In the mountains, Joss Christensen of the United States won the inaugural men’s freestyle skiing slopestyle.

Gus Kenworthy took silver and Nick Goepper the bronze in a U.S. podium sweep, taking pressure off a team that some American media had begun to question as it languished down the medals leaderboard.

“I am shocked. I am stoked to be up here with my friends.
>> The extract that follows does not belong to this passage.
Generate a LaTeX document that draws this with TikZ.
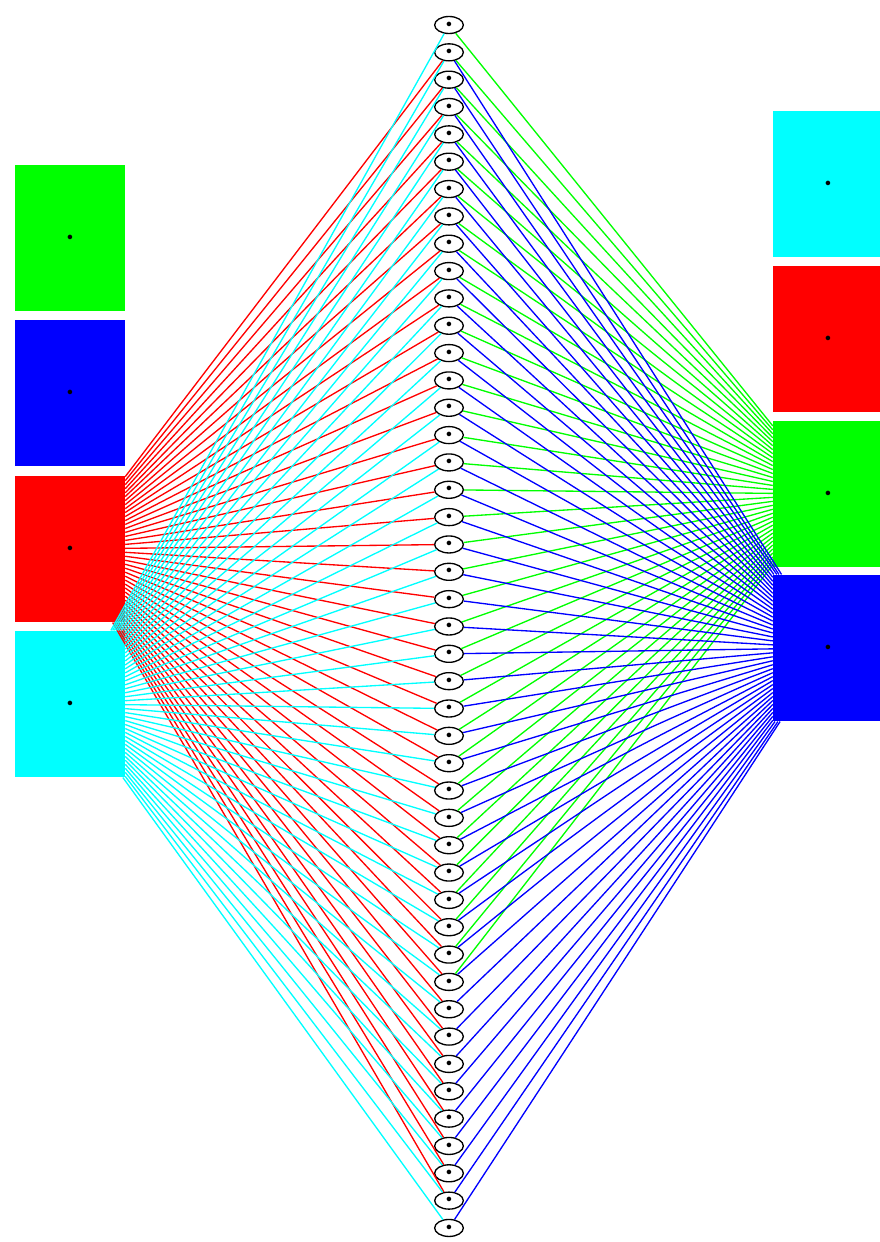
\documentclass[tikz,border=0pt]{standalone}
\usetikzlibrary{shapes.geometric}
\definecolor{aqua}{RGB}{0,255,255}
\definecolor{lime}{RGB}{0,255,0}
\begin{document}
\begin{tikzpicture}[x=0.3mm, y=-0.3mm,
  box/.style={rectangle, inner sep=0pt, minimum width=33mm,
              minimum height=44mm, fill=#1, font=\Large},
  item/.style={ellipse, draw, line width=0.4mm, inner sep=0pt,
               minimum width=8.6mm, minimum height=5.1mm, font=\Large},
  link/.style={draw=#1, line width=0.4mm}
]
  \useasboundingbox (0,0) rectangle (880,1242);
  % left column
  \node[box=lime]  (lgreen) at (70,238) {\textbullet};
  \node[box=blue]  (lblue)  at (70,393) {\textbullet};
  \node[box=red]   (lred)   at (70,549) {\textbullet};
  \node[box=aqua]  (lcyan)  at (70,704) {\textbullet};
  % right column
  \node[box=aqua]  (rcyan)  at (828,184) {\textbullet};
  \node[box=red]   (rred)   at (828,339) {\textbullet};
  \node[box=lime]  (rgreen) at (828,494) {\textbullet};
  \node[box=blue]  (rblue)  at (828,648) {\textbullet};
  % middle column
  \foreach \i in {1,...,45}
    \node[item] (m\i) at (449,{25+27.34*(\i-1)}) {\textbullet};
  % links
  \foreach \i in {2,...,44}
    \draw[link=red] (lred) -- (m\i);
  \foreach \i in {1,...,45}
    \draw[link=aqua] (lcyan) -- (m\i);
  \foreach \i in {1,...,36}
    \draw[link=lime] (m\i) -- (rgreen);
  \foreach \i in {2,...,45}
    \draw[link=blue] (m\i) -- (rblue);
\end{tikzpicture}
\end{document}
America, we did it!” said Christensen, after another bumper crowd at the Extreme Park saw skiers push their acrobatic routines to the limits.

In the women’s cross-country 10km classic, several athletes wore sleeveless tops as temperatures touched 13C in bright sunshine and contestants complained of tough conditions.

Poland’s Justyna Kowalczyk powered to victory, but Russian Natalia Zhukova, who finished seventh, told reporters: “It’s the first time of my life I’ve raced in such warm weather.”

In the latest weather-related disruption, practice for the men’s freestyle skiing aerials event was cancelled because of unseasonably high temperatures.

Back in Sochi, Li Jianrou avoided an early pileup to win the women’s 500-meter short-track speed skating, extending China’s winning streak at the distance to a fourth Winter Games.

The 27-year-old first-time Olympian described it as “a miracle” while Britain’s Christie Elise left the rink in tears after being relegated from second place to eighth after causing a crash on the first bend which saw three of the four finalists fall.

Compatriot Zhang Hong claimed the women’s 1,000m speed skating title at the Adler Arena, beating prerace favorites Heather Richardson and Brittany Bowe of the United States.

In the sliding disciplines, a track worker was struck by a bobsleigh and suffered two broken legs during a practice session, IOC President Thomas Bach told Reuters.

In the last event of the day, the inaugural team relay went to luge powerhouse Germany, making it a clean sweep of all four luge gold medals at the Sochi Olympics.

Germany are top of the medals table with seven golds, ahead of Canada, Norway, the Netherlands and the United States, all on four. Russia are seventh with two.